ARTICLE V. OFFICERS, COMMITTEES, AND ELECTIONS
Section 1. Officers: The Board of Directors shall consist of the following elected members: President, Secretary, Treasurer, Membership, Communications, Music & Dance, Food & Beverage.
- Any Board member may be relieved of office by a majority vote of the Board of Directors for malfeasance of office or behavior considered to be contrary to the proper discharge of the obligations and responsibilities of the office.
- Any vacancy occurring in the elected offices during the year shall be filled for the unexpired term of office by a majority vote of all members of the Board of Directors.
Section 2. Committees: The Board of Directors may appoint standing and ad hoc committees to advance the work of the QCCDC. Such committees shall always be subject to the final authority of the Board of Directors.
Section 3. Elections: Board positions will be chosen from nominations submitted by QCCDC membership prior to or at the annual meeting. Term of office will be two years. Terms will alternate, with President, Membership, Treasurer, and Food & Beverage elected in even numbered years and Music & Dance, Communications, and Secretary in odd numbered years.
- There shall be no limit to the number of terms that can be served.
- When there is only one candidate for each board position, the QCDC membership present at the annual meeting may install board candidates by a majority vote.
- In cases where there is more than one candidate for the same position, voting shall be by secret written ballot. Candidates shall be considered elected who receive a majority of votes.
ARTICLE VI. CLUB YEAR, MEETINGS AND ORDER of BUSINESS
Section 1. Club Year: The QCCDC’s year shall begin October 1 and end September 31.
Section 2. Meetings: A meeting for the QCCDC general membership must be held at least once a year. Board of Directors must meet a minimum of four (4) times during the club year.
- Motions will pass or fail based on a simple majority vote.
- The President of the Board of Directors may call special meetings for specific requests.
- A quorum of the Board of Directors shall be a majority of the Board of Directors. A majority vote shall prevail to conduct business. If no majority is reached, the decision must be tabled until a majority vote does exist.

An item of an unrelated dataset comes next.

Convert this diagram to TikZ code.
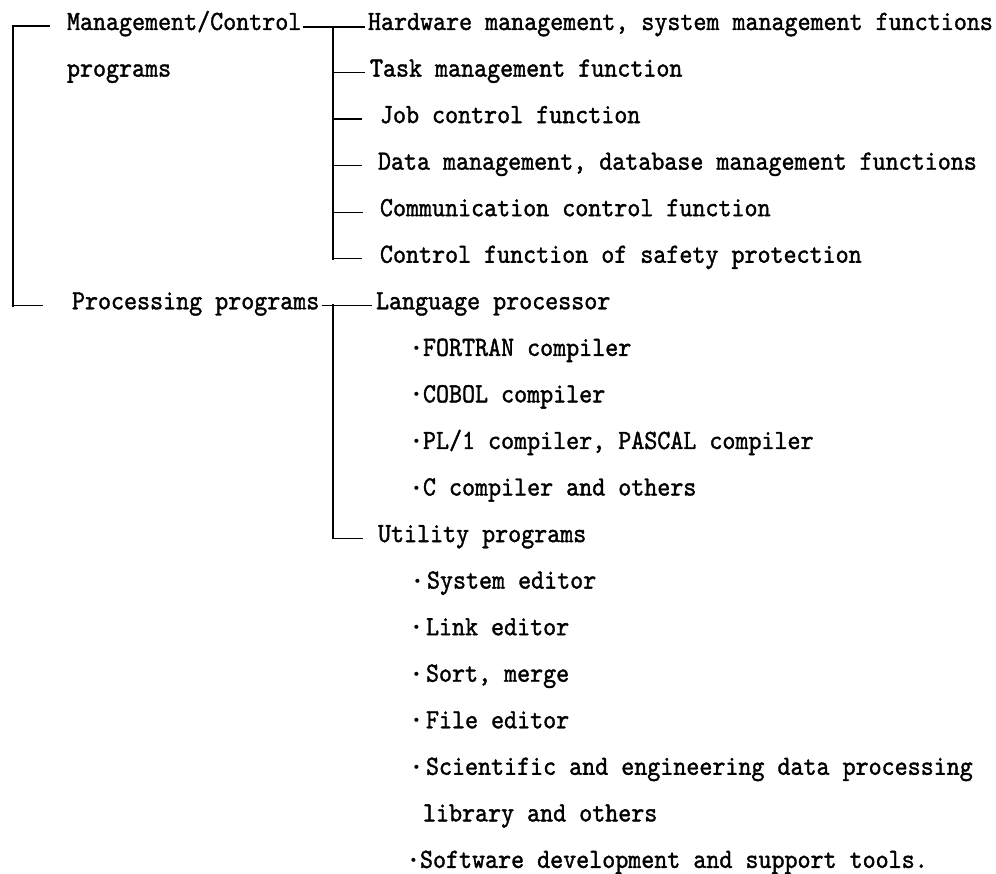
\documentclass[tikz,border=0pt]{standalone}
\usepackage{fontspec}
\newfontfamily\treefont{lmmono10-regular}[Extension=.otf, FakeBold=1.3, FakeStretch=0.892]
\newfontfamily\dotfont{DejaVu Sans}
\newcommand\itemdot{\makebox[13pt]{\raisebox{2.5pt}{\dotfont\fontsize{14}{14}\selectfont •}}}
\usetikzlibrary{calc}

\tikzset{
  entry/.style={anchor=base west, inner sep=0pt, outer sep=0pt,
                font=\treefont\fontsize{27.8}{32}\selectfont},
  trunk/.style={line width=2.6pt, line cap=rect},
  twig/.style={line width=1.2pt},
}

\begin{document}
\begin{tikzpicture}[x=1pt, y=-1pt]
\useasboundingbox (0,0) rectangle (996,874);

% ---- top level -------------------------------------------------------
\node[entry] (mc)  at (67,30.0)   {Management/Control};
\node[entry] (mcp) at (67,76.6)   {programs};
\node[entry] (pp)  at (72,309.3)  {Processing programs};

% ---- management / control functions ---------------------------------
\node[entry] (hw) at (368,30.0)  {Hardware management, system management functions};
\node[entry] (tm) at (370,76.6)  {Task management function};
\node[entry] (jc) at (380,123.1) {Job control function};
\node[entry] (dm) at (378,169.7) {Data management, database management functions};
\node[entry] (cc) at (380,216.2) {Communication control function};
\node[entry] (sp) at (380,262.8) {Control function of safety protection};

% ---- processing programs --------------------------------------------
\node[entry] (lp) at (376,309.3) {Language processor};
\node[entry] (l1) at (410,355.9) {\itemdot FORTRAN compiler};
\node[entry] (l2) at (410,402.4) {\itemdot COBOL compiler};
\node[entry] (l3) at (410,449.0) {\itemdot PL/1 compiler, PASCAL compiler};
\node[entry] (l4) at (410,495.5) {\itemdot C compiler and others};
\node[entry] (ut) at (378,542.1) {Utility programs};
\node[entry] (u1) at (411,588.6) {\itemdot\kern3pt System editor};
\node[entry] (u2) at (410,635.2) {\itemdot\kern3pt Link editor};
\node[entry] (u3) at (410,681.7) {\itemdot\kern3pt Sort, merge};
\node[entry] (u4) at (410,728.3) {\itemdot\kern3pt File editor};
\node[entry] (u5) at (410,774.8) {\itemdot\kern3pt Scientific and engineering data processing};
\node[entry] (u6) at (423,821.4) {library and others};
\node[entry] (u7) at (407,867.9) {\itemdot Software development and support tools.};

% ---- left bracket ----------------------------------------------------
\coordinate (s0) at (13,0);
\coordinate (mcin) at ($(mc.base west)+(-17,-4)$);
\coordinate (ppin) at ($(pp.base west)+(-29,-4)$);
\draw[twig] (mcin) -- (s0 |- mcin);
\draw[twig] (ppin) -- (s0 |- ppin);
\draw[trunk] (s0 |- mcin) -- (s0 |- ppin);

% ---- management / control bracket -----------------------------------
\coordinate (s1) at (333,0);
\coordinate (mcout) at ($(mc.base east)+(2,-3)$);
\coordinate (hwin) at ($(hw.base west)+(-3,-3)$);
\draw[twig] (mcout) -- (hwin);
\foreach \n/\d in {tm/5, jc/18, dm/16, cc/17, sp/18} {
  \path ($(\n.base west)+(-\d,-4)$) coordinate (tip);
  \draw[twig] (s1 |- tip) -- (tip);
}
\coordinate (spin) at ($(sp.base west)+(-18,-4)$);
\draw[trunk] (s1 |- hwin) -- (s1 |- spin);

% ---- processing bracket ----------------------------------------------
\coordinate (ppout) at ($(pp.base east)+(3,-4)$);
\coordinate (lpin) at ($(lp.base west)+(-4,-4)$);
\coordinate (utin) at ($(ut.base west)+(-15,-4)$);
\draw[twig] (ppout) -- (lpin);
\draw[twig] (s1 |- utin) -- (utin);
\draw[trunk] (s1 |- lpin) -- (s1 |- utin);
\end{tikzpicture}
\end{document}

Section 3. Order Of Business – A simplified Robert’s rules of Order shall be used as a guideline for all meetings:
- Call to Order
- Introduction of guests
- Reading of the Minutes
- Treasurer’s Report
- Report of Officers
- Committee Reports
- Unfinished Business
- New Business
ARTICLE VII. AMENDMENTS –
After the initial adoption of the QCCDC By-Laws by the Board of Directors, the following will govern amendments:
Section 1. Amendments to the bylaws may be proposed by the Board of Directors or by written petition addressed to the Secretary signed by 20% of the members.
Section 2. The bylaws may be amended or revised by an affirmative vote of two-thirds (2/3) of all members present at a meeting designated for that purpose.
ARTICLE VIII. DISSOLUTION AND LIABILITY
Section 1. Dissolution: QCCDC may be dissolved at any time by the written consent of not less than (2/3) of the members. In the event of dissolution of the club, whether voluntary, involuntary or by operation of law, none of the property of the club, any proceeds thereof, or any assets of the club shall be distributed to any member. In the event of dissolution, all material possessions of the organization shall be sold. After all debts of the organization have been paid, the remainder shall be disposed of in manner determined by majority of the dissolving members.
Section 2. Liability: To the fullest extent permitted by law, neither the QCCDC, or any committee of the QCCDC, nor any Officer or Director of the QCCDC, shall be liable to any member of the QCCDC or any other person or entity for any action or inaction made in good faith which he or she reasonably believed to be within the scope of his or her duties.
CERTIFICATE OF ADOPTION
The undersigned does hereby certify that the initial QCCDC Bylaws were adopted by a majority of the Board of Directors at a meeting held on the 15 day of June 2021.